» Written exercise
Extract, in full, the lines below, beginning at the first and ending with the line that contains "(oldtitle) at (337,54)". Pictures do not belong in the copy.

» Data section
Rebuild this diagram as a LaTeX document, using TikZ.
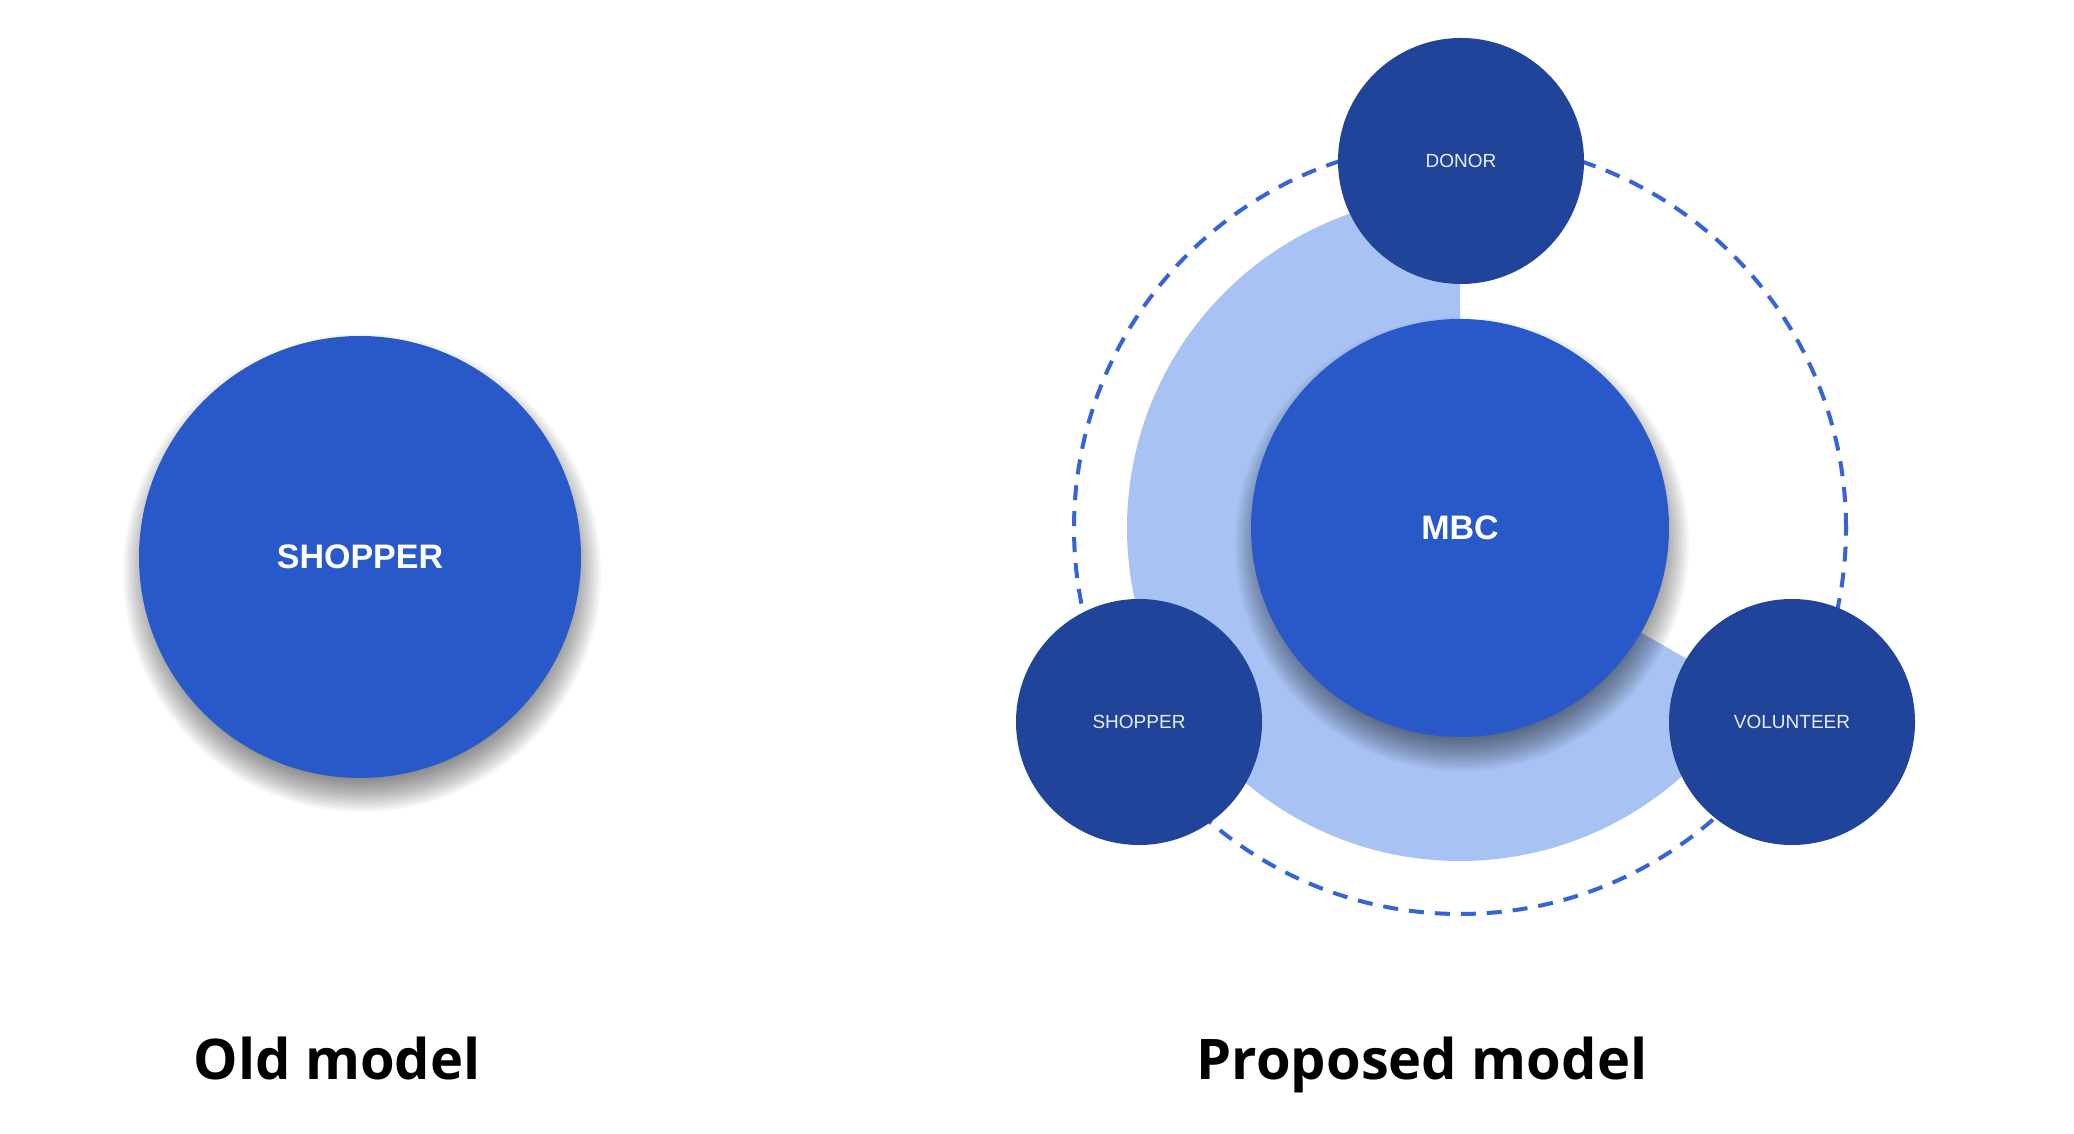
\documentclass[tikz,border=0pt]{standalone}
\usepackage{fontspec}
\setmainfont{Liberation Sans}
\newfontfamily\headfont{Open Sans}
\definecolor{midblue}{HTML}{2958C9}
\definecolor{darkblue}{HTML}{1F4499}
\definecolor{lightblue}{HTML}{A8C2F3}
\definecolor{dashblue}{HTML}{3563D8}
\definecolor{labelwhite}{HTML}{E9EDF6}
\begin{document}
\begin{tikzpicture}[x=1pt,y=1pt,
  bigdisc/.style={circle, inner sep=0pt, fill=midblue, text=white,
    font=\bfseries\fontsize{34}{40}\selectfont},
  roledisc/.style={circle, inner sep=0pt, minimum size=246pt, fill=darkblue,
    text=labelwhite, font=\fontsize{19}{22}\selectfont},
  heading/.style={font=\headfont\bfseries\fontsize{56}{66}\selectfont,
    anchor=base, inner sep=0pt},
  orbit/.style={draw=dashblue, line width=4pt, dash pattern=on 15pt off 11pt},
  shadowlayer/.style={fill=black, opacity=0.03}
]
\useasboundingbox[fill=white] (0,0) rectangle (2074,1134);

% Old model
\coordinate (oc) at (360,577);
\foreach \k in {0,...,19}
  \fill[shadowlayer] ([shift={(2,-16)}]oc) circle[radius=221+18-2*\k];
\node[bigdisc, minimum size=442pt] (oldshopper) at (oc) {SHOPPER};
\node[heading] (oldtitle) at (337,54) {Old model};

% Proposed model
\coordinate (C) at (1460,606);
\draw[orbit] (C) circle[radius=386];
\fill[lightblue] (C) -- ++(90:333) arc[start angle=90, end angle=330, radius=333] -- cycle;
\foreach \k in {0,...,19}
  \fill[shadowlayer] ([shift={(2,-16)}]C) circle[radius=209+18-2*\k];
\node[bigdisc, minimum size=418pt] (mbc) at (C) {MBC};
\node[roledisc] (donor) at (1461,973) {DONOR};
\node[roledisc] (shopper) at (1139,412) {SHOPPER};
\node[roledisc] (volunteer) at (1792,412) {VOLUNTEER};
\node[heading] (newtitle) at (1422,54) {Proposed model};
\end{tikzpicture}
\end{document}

» Result of this task
Rebuild this diagram as a LaTeX document, using TikZ.
\documentclass[tikz,border=0pt]{standalone}
\usepackage{fontspec}
\setmainfont{Liberation Sans}
\newfontfamily\headfont{Open Sans}
\definecolor{midblue}{HTML}{2958C9}
\definecolor{darkblue}{HTML}{1F4499}
\definecolor{lightblue}{HTML}{A8C2F3}
\definecolor{dashblue}{HTML}{3563D8}
\definecolor{labelwhite}{HTML}{E9EDF6}
\begin{document}
\begin{tikzpicture}[x=1pt,y=1pt,
  bigdisc/.style={circle, inner sep=0pt, fill=midblue, text=white,
    font=\bfseries\fontsize{34}{40}\selectfont},
  roledisc/.style={circle, inner sep=0pt, minimum size=246pt, fill=darkblue,
    text=labelwhite, font=\fontsize{19}{22}\selectfont},
  heading/.style={font=\headfont\bfseries\fontsize{56}{66}\selectfont,
    anchor=base, inner sep=0pt},
  orbit/.style={draw=dashblue, line width=4pt, dash pattern=on 15pt off 11pt},
  shadowlayer/.style={fill=black, opacity=0.03}
]
\useasboundingbox[fill=white] (0,0) rectangle (2074,1134);

% Old model
\coordinate (oc) at (360,577);
\foreach \k in {0,...,19}
  \fill[shadowlayer] ([shift={(2,-16)}]oc) circle[radius=221+18-2*\k];
\node[bigdisc, minimum size=442pt] (oldshopper) at (oc) {SHOPPER};
\node[heading] (oldtitle) at (337,54) {Old model};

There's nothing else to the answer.